1. How do I know if I need counselling?
First of all, remember that seeing a counsellor doesn't mean that there is something wrong with you. Many people choose to see a counsellor just so they can 'off-load' the events or feelings of the week. Others may bring a specific issue that they need help in understanding or resolving. When thinking about whether you need counselling, it might be helpful to ask yourself a number of questions. If you can answer 'yes' to one or more it may indicate that counselling could help:
Are my relationships beginning to suffer? Do I feel anxious/depressed/troubled for a significant amount of the time? Do I often feel like or find myself crying? Do I often feel overwhelmed by life or the particular problem I have? Do I often feel confused and find making decisions difficult? Am I drinking more to help me cope with things? Do I often have trouble sleeping or often wake up in the early hours of the morning? Is my eating affected? Am I eating less/more than normal?
2. How long is the counselling likely to take?
This is really dependent on the individual problem(s) and the individual client. Some people bring very specific problems that can be resolved relatively quickly, over the course of a number of sessions. Others may have more deeply entrenched difficulties that date back some years, and these can take longer to work through.

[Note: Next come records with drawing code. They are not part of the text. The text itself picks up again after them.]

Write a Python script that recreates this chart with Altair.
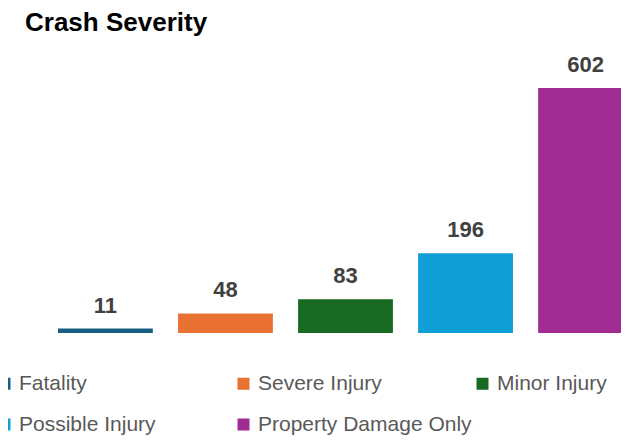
import altair as alt
import pandas as pd

categories = ["Fatality", "Severe Injury", "Minor Injury", "Possible Injury", "Property Damage Only"]
counts = [11, 48, 83, 196, 602]
colors = ["#156082", "#E97132", "#196B24", "#0F9ED5", "#A02B93"]

df = pd.DataFrame({"category": categories, "count": counts})

base = alt.Chart(df).encode(
    x=alt.X("category:N", sort=categories, axis=None,
            scale=alt.Scale(range=[50, 625], paddingInner=0.21, paddingOuter=0)),
    y=alt.Y("count:Q", axis=None, scale=alt.Scale(domain=[0, 700], nice=False)),
)

bars = base.mark_bar().encode(
    color=alt.Color(
        "category:N", sort=categories,
        scale=alt.Scale(domain=categories, range=colors),
        legend=alt.Legend(
            orient="none", legendX=-14, legendY=325, direction="horizontal",
            columns=3, gridAlign="all", columnPadding=0, rowPadding=19,
            symbolType="square", symbolSize=144, symbolStrokeWidth=0,
            labelFont="Liberation Sans", labelFontSize=21, labelColor="#595959",
            labelOffset=4, labelLimit=400, title=None,
        ),
    )
)

labels = base.mark_text(
    dy=-16, baseline="alphabetic", fontSize=22, fontWeight="bold",
    font="Liberation Sans", color="#404040",
).encode(text="count:Q")

chart = (bars + labels).properties(
    width=613, height=285,
    padding={"left": 0, "top": 40, "right": 0, "bottom": 103},
    autosize="none",
    title=alt.TitleParams(
        "Crash Severity", anchor="start", frame="group", font="Liberation Sans",
        fontSize=26, fontWeight="bold", color="#000000", dx=17, offset=-9,
        baseline="alphabetic",
    ),
).configure_view(stroke=None)

chart.save("out.html", embed_options={"renderer": "svg", "actions": False})
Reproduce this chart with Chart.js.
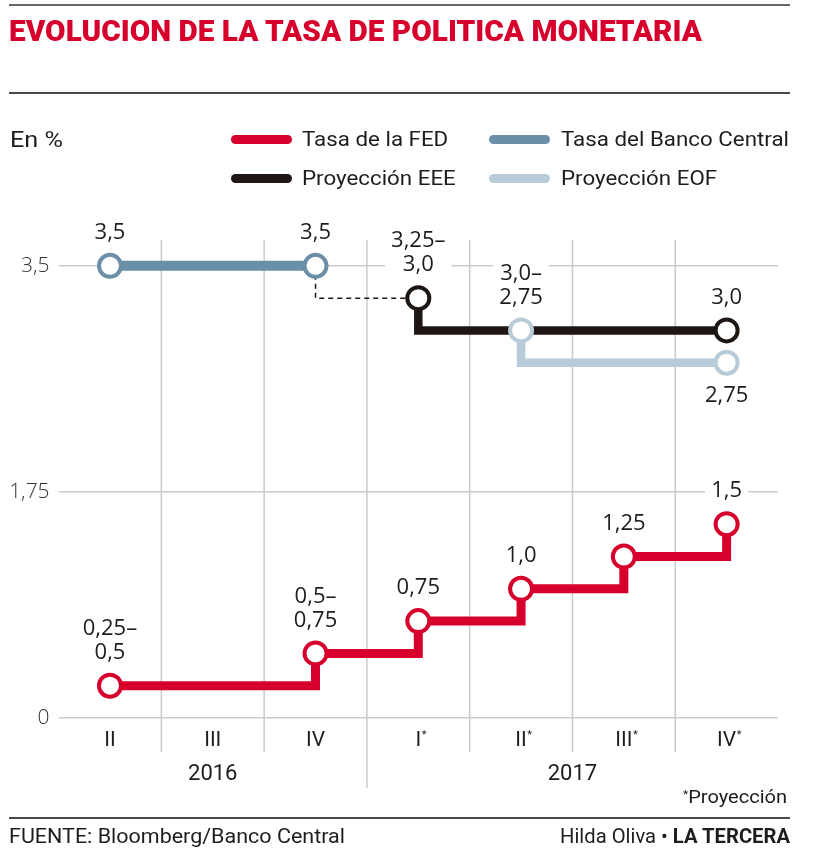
<!DOCTYPE html>
<html>
<head>
<meta charset="utf-8">
<script src="https://cdn.jsdelivr.net/npm/chart.js@4.4.1/dist/chart.umd.min.js"></script>
<style>
html,body{margin:0;padding:0;background:#fff;}
#wrap{position:relative;width:820px;height:853px;overflow:hidden;font-family:Roboto,"Noto Sans",sans-serif;color:#1d1d1b;}
#c{position:absolute;left:0;top:0;}
.abs{position:absolute;white-space:nowrap;line-height:1;transform-origin:0 0;}
.rule{position:absolute;left:9px;width:781px;height:2px;background:#4a4a4a;}
.sw{position:absolute;height:9px;border-radius:5px;}
</style>
</head>
<body>
<div id="wrap">
<canvas id="c" width="820" height="853"></canvas>
<div class="rule" style="top:4px;background:#666"></div>
<div class="abs fit" data-x="9" data-w="693" style="top:17px;font-size:29.5px;font-weight:900;color:#d7002c;">EVOLUCION DE LA TASA DE POLITICA MONETARIA</div>
<div class="rule" style="top:92px"></div>
<div class="abs fit" data-x="10" data-w="53" style="top:129px;font-size:22px;font-weight:400;">En %</div>
<div id="legend"></div>
<div class="abs fit" data-x="683" data-w="104" style="top:788px;font-size:18.3px;font-weight:400;"><span style="font-size:11px;vertical-align:5px">*</span>Proyección</div>
<div class="rule" style="top:817px"></div>
<div class="abs fit" data-x="9" data-w="336" style="top:826px;font-size:21px;font-weight:400;">FUENTE: Bloomberg/Banco Central</div>
<div class="abs fit" data-x="560" data-w="230" style="top:826px;font-size:21px;font-weight:400;">Hilda Oliva • <b style="font-weight:700">LA TERCERA</b></div>
</div>
<script>
// ---- data ----
const categories = ['II', 'III', 'IV', 'I*', 'II*', 'III*', 'IV*'];
const years = ['2016', '2017'];
const yearFirstCategory = [0, 3];
const yearLastCategory = [2, 6];
const yTicks = [0, 1.75, 3.5];
const yTickLabels = ['0', '1,75', '3,5'];

const fedRate   = [0.25, null, 0.5, 0.75, 1.0, 1.25, 1.5];
const fedLabels = ['0,25–\n0,5', '', '0,5–\n0,75', '0,75', '1,0', '1,25', '1,5'];

const bancoCentralRate   = [3.5, null, 3.5, null, null, null, null];
const bancoCentralLabels = ['3,5', '', '3,5', '', '', '', ''];

const proyeccionEEE       = [null, null, null, 3.25, null, null, 3.0];
const proyeccionEEELabels = ['', '', '', '3,25–\n3,0', '', '', '3,0'];

const proyeccionEOF       = [null, null, null, null, 3.0, null, 2.75];
const proyeccionEOFLabels = ['', '', '', '', '3,0–\n2,75', '', '2,75'];

const connector = [null, null, 3.5, 3.25, null, null, null];

// ---- styles ----
const RED = '#d7002c', BLUE = '#6b8fa8', BLACK = '#1d1613', LIGHT = '#b8cbd9', GRID = '#cbcbcb';
const TICK_FONT = { family: 'Roboto', size: 21, weight: '400' };

function lineSet(label, data, labels, color, width, stepped) {
  return {
    label, data, dataLabels: labels,
    borderColor: color, borderWidth: width, stepped, spanGaps: true,
    pointRadius: 11, pointBorderWidth: 4, pointBackgroundColor: '#fff', pointBorderColor: color,
    pointHoverRadius: 11, fill: false, borderJoinStyle: 'miter'
  };
}

const dsFED = lineSet('Tasa de la FED', fedRate, fedLabels, RED, 9, 'before');
const dsEOF = lineSet('Proyección EOF', proyeccionEOF, proyeccionEOFLabels, LIGHT, 8.5, 'after');
dsEOF.labelBelow = [6];
const dsEEE = lineSet('Proyección EEE', proyeccionEEE, proyeccionEEELabels, BLACK, 8.5, 'after');
const dsBC  = lineSet('Tasa del Banco Central', bancoCentralRate, bancoCentralLabels, BLUE, 10, false);
const dsLink = {
  label: '', data: connector, borderColor: BLACK, borderWidth: 1.5, borderDash: [5, 4],
  stepped: 'after', spanGaps: true, pointRadius: 0, fill: false
};

const legendItems = [dsFED, dsBC, dsEEE, dsEOF];

// ---- plugins ----
const quarterGrid = {
  id: 'quarterGrid',
  beforeDatasetsDraw(chart) {
    const x = chart.scales.x, a = chart.chartArea, ctx = chart.ctx;
    ctx.save();
    ctx.strokeStyle = GRID; ctx.lineWidth = 1.5;
    for (let i = 1; i < categories.length; i++) {
      const px = (x.getPixelForValue(i - 1) + x.getPixelForValue(i)) / 2;
      const yearBreak = yearFirstCategory.includes(i);
      ctx.beginPath();
      ctx.moveTo(px, a.top);
      ctx.lineTo(px, a.bottom + (yearBreak ? 70 : 34));
      ctx.stroke();
    }
    ctx.restore();
  },
  afterDraw(chart) {
    const x = chart.scales.x, a = chart.chartArea, ctx = chart.ctx;
    const step = x.getPixelForValue(1) - x.getPixelForValue(0);
    ctx.save();
    ctx.font = `${TICK_FONT.weight} ${TICK_FONT.size}px ${TICK_FONT.family}`;
    const widths = categories.map(c => ctx.measureText(c.replace('*', '')).width);
    ctx.font = '400 11px Roboto';
    ctx.fillStyle = '#1d1d1b';
    ctx.textAlign = 'left'; ctx.textBaseline = 'middle';
    categories.forEach((c, i) => {
      if (c.includes('*')) ctx.fillText('*', x.getPixelForValue(i) + widths[i] / 2 + 0.5, a.bottom + 17);
    });
    ctx.font = '400 22px Roboto';
    ctx.textAlign = 'center';
    years.forEach((yr, k) => {
      const l = x.getPixelForValue(yearFirstCategory[k]) - step / 2;
      const r = x.getPixelForValue(yearLastCategory[k]) + step / 2;
      ctx.fillText(yr, (l + r) / 2, a.bottom + 56);
    });
    ctx.restore();
  }
};

const valueLabels = {
  id: 'valueLabels',
  afterDatasetsDraw(chart) {
    const ctx = chart.ctx;
    ctx.save();
    ctx.font = '400 22px "Open Sans"';
    ctx.textAlign = 'center'; ctx.textBaseline = 'middle';
    chart.data.datasets.forEach((ds, di) => {
      if (!ds.dataLabels) return;
      const meta = chart.getDatasetMeta(di);
      ds.dataLabels.forEach((txt, i) => {
        if (!txt || ds.data[i] == null) return;
        const pt = meta.data[i];
        const lines = txt.split('\n');
        const lh = 24;
        const below = ds.labelBelow && ds.labelBelow.includes(i);
        let firstY;
        if (below) firstY = pt.y + 33;
        else firstY = pt.y - 33 - (lines.length - 1) * lh;
        const w = Math.max(...lines.map(s => ctx.measureText(s).width));
        ctx.fillStyle = '#fff';
        ctx.fillRect(pt.x - w / 2 - 6, firstY - 18, w + 12, (lines.length - 1) * lh + 30);
        ctx.fillStyle = '#1d1d1b';
        lines.forEach((s, k) => ctx.fillText(s, pt.x, firstY + k * lh));
      });
    });
    ctx.restore();
  }
};

Chart.defaults.font.family = 'Roboto';

new Chart(document.getElementById('c'), {
  type: 'line',
  data: { labels: categories, datasets: [dsFED, dsEOF, dsEEE, dsBC, dsLink] },
  options: {
    responsive: false, animation: false, events: [],
    layout: { padding: { top: 240, right: 42, left: 0, bottom: 0 } },
    plugins: { legend: { display: false }, tooltip: { enabled: false } },
    scales: {
      x: {
        type: 'category', offset: true,
        grid: { display: false, drawTicks: false }, border: { display: false },
        ticks: { padding: 10, autoSkip: false, maxRotation: 0, color: '#1d1d1b', font: TICK_FONT,
                 callback: (v, i) => categories[i].replace('*', '') },
        afterFit(s) { s.height = 135; s.paddingLeft = 0; s.paddingRight = 0; s.paddingTop = 0; s.paddingBottom = 0; }
      },
      y: {
        min: 0, max: 3.7,
        afterBuildTicks(s) { s.ticks = yTicks.map(v => ({ value: v })); },
        ticks: { padding: 9, color: '#333', font: { family: '"Open Sans"', size: 21, weight: '300' },
                 callback: (v) => yTickLabels[yTicks.indexOf(v)] },
        grid: { color: GRID, lineWidth: 1.5, drawTicks: false }, border: { display: false },
        afterFit(s) { s.width = 58.6; s.paddingTop = 0; s.paddingBottom = 0; s.paddingLeft = 0; s.paddingRight = 0; }
      }
    }
  },
  plugins: [quarterGrid, valueLabels]
});

// ---- legend (HTML) ----
const legend = document.getElementById('legend');
const swX = [231, 489], txX = [302, 561], rowY = [139.5, 178];
const legendTexts = [];
legendItems.forEach((ds, i) => {
  const col = i % 2, row = Math.floor(i / 2);
  const sw = document.createElement('div');
  sw.className = 'sw';
  sw.style.cssText = `left:${swX[col]}px;top:${rowY[row] - 4.5}px;width:61px;background:${ds.borderColor};`;
  legend.appendChild(sw);
  const t = document.createElement('div');
  t.className = 'abs';
  t.textContent = ds.label;
  t.style.cssText = `left:${txX[col]}px;top:${rowY[row] - 10.2}px;font-size:21px;`;
  legend.appendChild(t);
  legendTexts.push(t);
});

function layoutText() {
  document.querySelectorAll('.fit').forEach(el => {
    el.style.transform = 'none';
    el.style.left = el.dataset.x + 'px';
    const nat = el.getBoundingClientRect().width;
    el.style.transform = `scaleX(${(+el.dataset.w) / nat})`;
  });
  const ref = legendTexts[1];
  ref.style.transform = 'none';
  const s = 228 / ref.getBoundingClientRect().width;
  legendTexts.forEach(t => t.style.transform = `scaleX(${s})`);
}
layoutText();
if (document.fonts && document.fonts.ready) document.fonts.ready.then(layoutText);
</script>
</body>
</html>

Many people feel that whilst they have resolved the issues that they sought help for, they still value the opportunity to have an hour each week where they can reflect upon their feelings, thoughts and events. The client and I regularly assess progress throughout the sessions, and ultimately it is up to the client to decide how long the counselling will continue for.
3. How flexible can the counselling appointments be?
Generally speaking, appointments are at the same time each week, but I do try to be flexible. If the scheduled appointment presents an unavoidable problem one week, I would do my best to try and find another time when the client and I could meet.
4. What training and qualifications should my counsellor have?
Guidelines recommend that in order to practise, counsellors should have completed at least an appropriate diploma. Accreditation/registration with a professional body (e.g. BACP, UKCP) means a counsellor/psychotherapist has satisfied certain rules on training, practice and ethics to gain professional recognition. For example, the BACP's Individual Counsellor Accreditation scheme requires a minimum of:
450 hours of formal training (on a BACP Accredited diploma or other substantial counselling course)
450 hours of supervised practice with clients (150 hours of this must have been achieved after the diploma)
Counsellors and psychotherapists should also have ongoing supervision with a registered supervisor.
I hold a Masters degree in Counselling and Psychotherapy from Regents College School of Counselling and Psychotherapy in London (2002) and am also an Accredited Member of the BACP. I receive fortnightly supervision and undertake continuing professional development.
5. Is the counselling confidential?
Yes it is. What is discussed within the counselling sessions stays in the counselling sessions. The only circumstance where confidentiality might be broken is if the client poses a serious risk either to him/herself or someone known to the client. I would always try to discuss the need for a break in confidentiality with the client first and the reasons for this.
6. How long does each session last?
Each face to face counselling session lasts for 50 minutes, the so called 'counselling hour'. This is so that if another client is due at the following hour, clients can come and go without having to bump into each other! It also means that I have the time to feel properly refreshed and focused to meet each individual client. Telephone counselling sessions last 40 minutes.
7. What style, techniques and approaches will my counsellor use?
Generally speaking, psychological therapies fall into three categories. These are behavioural therapies which focus on cognitions and behaviours, psychoanalytical and psychodynamic therapies which focus on the unconscious relationship patterns that evolved from childhood, and humanistic therapies which focus on looking at the 'here and now'. I have training in all three of these approaches. I work integratively, which means that I use a number of different counselling models depending on the individual client and the individual problem.